* [Data excerpt]
## begin

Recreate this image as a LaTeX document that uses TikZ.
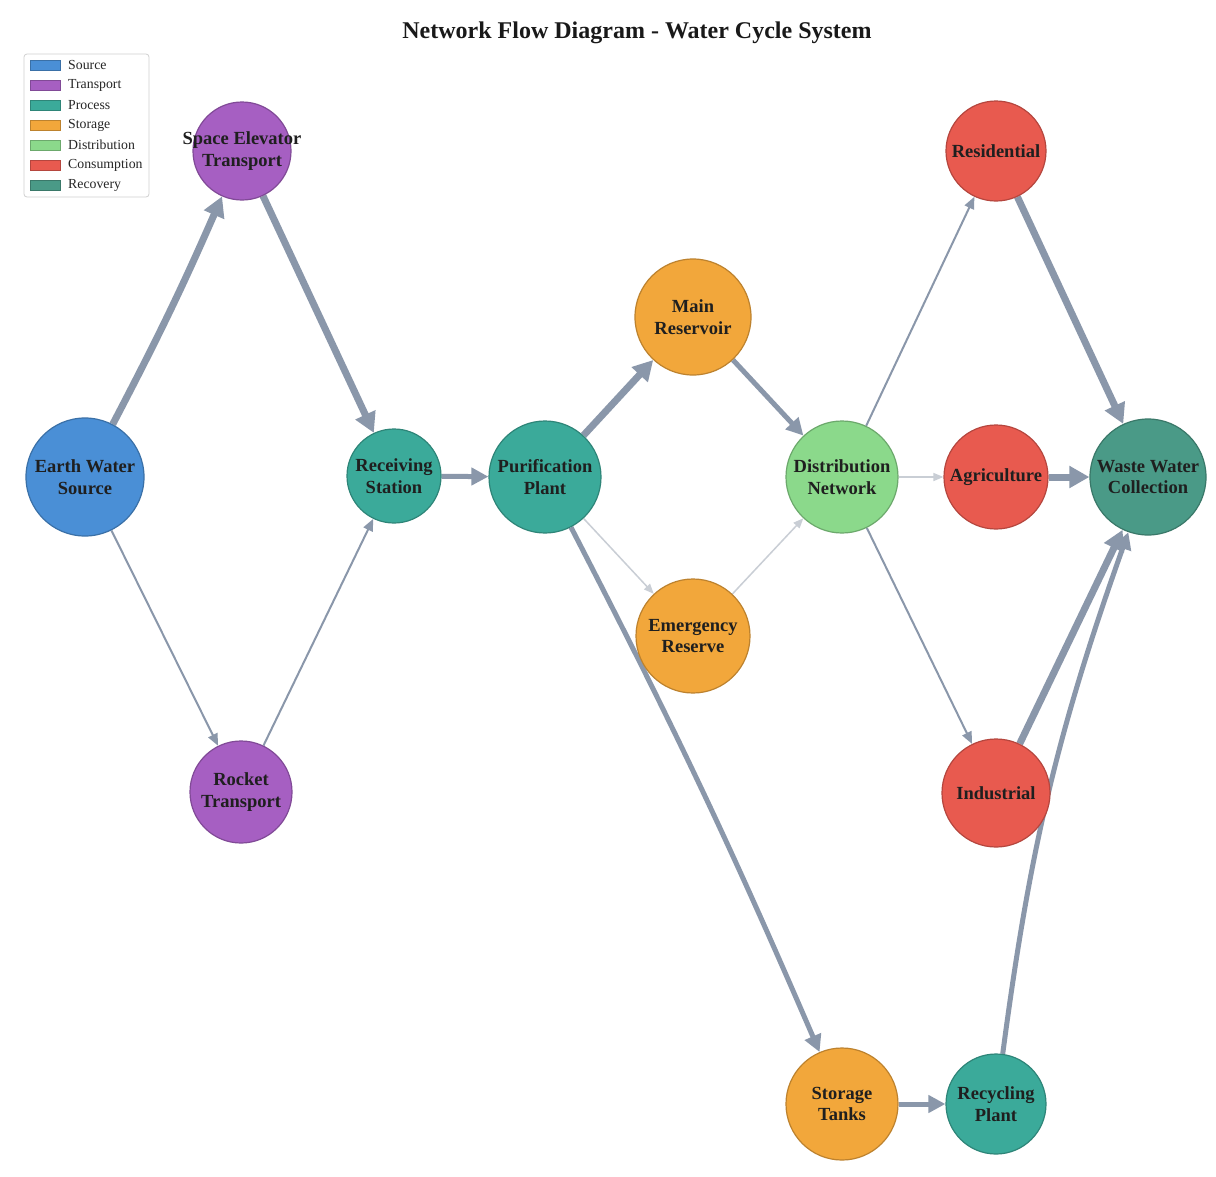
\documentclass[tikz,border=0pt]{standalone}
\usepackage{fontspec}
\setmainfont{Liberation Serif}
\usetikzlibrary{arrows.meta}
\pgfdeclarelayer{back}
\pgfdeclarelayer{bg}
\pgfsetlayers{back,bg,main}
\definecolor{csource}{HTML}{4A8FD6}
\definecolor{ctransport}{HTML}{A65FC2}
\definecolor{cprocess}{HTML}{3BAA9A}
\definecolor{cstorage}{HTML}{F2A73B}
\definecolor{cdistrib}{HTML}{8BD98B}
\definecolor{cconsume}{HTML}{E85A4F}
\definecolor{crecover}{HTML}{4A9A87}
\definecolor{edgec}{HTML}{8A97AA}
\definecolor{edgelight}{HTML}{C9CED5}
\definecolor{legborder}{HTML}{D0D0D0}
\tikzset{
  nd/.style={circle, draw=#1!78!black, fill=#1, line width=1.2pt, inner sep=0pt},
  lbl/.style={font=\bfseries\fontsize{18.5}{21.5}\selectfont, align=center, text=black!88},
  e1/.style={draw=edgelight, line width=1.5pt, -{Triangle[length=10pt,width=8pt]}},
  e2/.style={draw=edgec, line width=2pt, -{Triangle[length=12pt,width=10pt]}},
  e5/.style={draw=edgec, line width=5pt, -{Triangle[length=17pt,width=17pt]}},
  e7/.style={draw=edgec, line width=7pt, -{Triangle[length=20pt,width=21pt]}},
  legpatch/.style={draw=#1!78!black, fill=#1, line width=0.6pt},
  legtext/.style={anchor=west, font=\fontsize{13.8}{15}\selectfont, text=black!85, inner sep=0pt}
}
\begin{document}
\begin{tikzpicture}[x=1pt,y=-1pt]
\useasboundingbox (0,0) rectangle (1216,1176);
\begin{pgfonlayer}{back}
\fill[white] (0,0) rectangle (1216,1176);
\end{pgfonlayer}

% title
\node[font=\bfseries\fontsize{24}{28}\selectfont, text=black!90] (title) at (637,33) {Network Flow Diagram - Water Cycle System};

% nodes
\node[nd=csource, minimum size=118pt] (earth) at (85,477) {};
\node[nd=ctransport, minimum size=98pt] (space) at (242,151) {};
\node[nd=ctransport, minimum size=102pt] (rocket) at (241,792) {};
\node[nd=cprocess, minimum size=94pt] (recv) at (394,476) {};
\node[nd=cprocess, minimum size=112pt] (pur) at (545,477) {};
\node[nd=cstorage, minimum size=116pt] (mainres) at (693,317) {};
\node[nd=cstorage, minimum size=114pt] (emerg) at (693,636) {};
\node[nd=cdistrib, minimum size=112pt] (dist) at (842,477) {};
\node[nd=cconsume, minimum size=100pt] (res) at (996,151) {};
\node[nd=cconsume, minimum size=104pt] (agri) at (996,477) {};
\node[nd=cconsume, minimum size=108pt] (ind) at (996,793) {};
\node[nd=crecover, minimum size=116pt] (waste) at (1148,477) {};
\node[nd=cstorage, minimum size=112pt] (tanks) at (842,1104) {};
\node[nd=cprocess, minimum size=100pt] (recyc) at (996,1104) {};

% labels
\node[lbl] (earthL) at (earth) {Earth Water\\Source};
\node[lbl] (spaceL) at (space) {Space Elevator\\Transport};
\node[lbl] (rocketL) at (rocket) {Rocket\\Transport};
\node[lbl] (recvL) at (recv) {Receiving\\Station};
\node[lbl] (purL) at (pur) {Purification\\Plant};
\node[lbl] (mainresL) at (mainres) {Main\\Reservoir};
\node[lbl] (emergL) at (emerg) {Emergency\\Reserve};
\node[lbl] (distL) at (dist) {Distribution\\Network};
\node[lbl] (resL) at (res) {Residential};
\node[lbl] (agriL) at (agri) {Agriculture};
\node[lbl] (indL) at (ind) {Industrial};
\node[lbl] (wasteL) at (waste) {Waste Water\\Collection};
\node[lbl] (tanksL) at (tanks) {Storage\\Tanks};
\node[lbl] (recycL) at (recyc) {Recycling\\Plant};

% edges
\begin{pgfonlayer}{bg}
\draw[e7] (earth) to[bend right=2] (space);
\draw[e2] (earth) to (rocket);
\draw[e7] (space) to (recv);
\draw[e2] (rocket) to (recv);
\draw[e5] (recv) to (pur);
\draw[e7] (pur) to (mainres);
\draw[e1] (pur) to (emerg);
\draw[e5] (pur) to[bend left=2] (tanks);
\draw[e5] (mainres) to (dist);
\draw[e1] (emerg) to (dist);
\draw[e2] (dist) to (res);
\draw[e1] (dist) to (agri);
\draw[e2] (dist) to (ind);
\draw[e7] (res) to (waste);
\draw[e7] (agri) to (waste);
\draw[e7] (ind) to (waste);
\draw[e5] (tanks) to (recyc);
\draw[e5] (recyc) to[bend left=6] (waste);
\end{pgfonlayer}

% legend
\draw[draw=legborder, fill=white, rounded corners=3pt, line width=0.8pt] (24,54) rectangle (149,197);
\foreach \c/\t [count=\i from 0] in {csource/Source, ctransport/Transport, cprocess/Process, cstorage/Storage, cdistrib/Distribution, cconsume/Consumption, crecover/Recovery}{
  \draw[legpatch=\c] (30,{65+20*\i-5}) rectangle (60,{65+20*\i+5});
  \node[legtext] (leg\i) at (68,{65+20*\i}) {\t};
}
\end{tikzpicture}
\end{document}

## end

* [What is required]
Without any pictures, reproduce the lines from the first one in the material through the line that has "text=black!90] (title) at", exactly as they appear.

* [Result]
Recreate this image as a LaTeX document that uses TikZ.
\documentclass[tikz,border=0pt]{standalone}
\usepackage{fontspec}
\setmainfont{Liberation Serif}
\usetikzlibrary{arrows.meta}
\pgfdeclarelayer{back}
\pgfdeclarelayer{bg}
\pgfsetlayers{back,bg,main}
\definecolor{csource}{HTML}{4A8FD6}
\definecolor{ctransport}{HTML}{A65FC2}
\definecolor{cprocess}{HTML}{3BAA9A}
\definecolor{cstorage}{HTML}{F2A73B}
\definecolor{cdistrib}{HTML}{8BD98B}
\definecolor{cconsume}{HTML}{E85A4F}
\definecolor{crecover}{HTML}{4A9A87}
\definecolor{edgec}{HTML}{8A97AA}
\definecolor{edgelight}{HTML}{C9CED5}
\definecolor{legborder}{HTML}{D0D0D0}
\tikzset{
  nd/.style={circle, draw=#1!78!black, fill=#1, line width=1.2pt, inner sep=0pt},
  lbl/.style={font=\bfseries\fontsize{18.5}{21.5}\selectfont, align=center, text=black!88},
  e1/.style={draw=edgelight, line width=1.5pt, -{Triangle[length=10pt,width=8pt]}},
  e2/.style={draw=edgec, line width=2pt, -{Triangle[length=12pt,width=10pt]}},
  e5/.style={draw=edgec, line width=5pt, -{Triangle[length=17pt,width=17pt]}},
  e7/.style={draw=edgec, line width=7pt, -{Triangle[length=20pt,width=21pt]}},
  legpatch/.style={draw=#1!78!black, fill=#1, line width=0.6pt},
  legtext/.style={anchor=west, font=\fontsize{13.8}{15}\selectfont, text=black!85, inner sep=0pt}
}
\begin{document}
\begin{tikzpicture}[x=1pt,y=-1pt]
\useasboundingbox (0,0) rectangle (1216,1176);
\begin{pgfonlayer}{back}
\fill[white] (0,0) rectangle (1216,1176);
\end{pgfonlayer}

% title
\node[font=\bfseries\fontsize{24}{28}\selectfont, text=black!90] (title) at (637,33) {Network Flow Diagram - Water Cycle System};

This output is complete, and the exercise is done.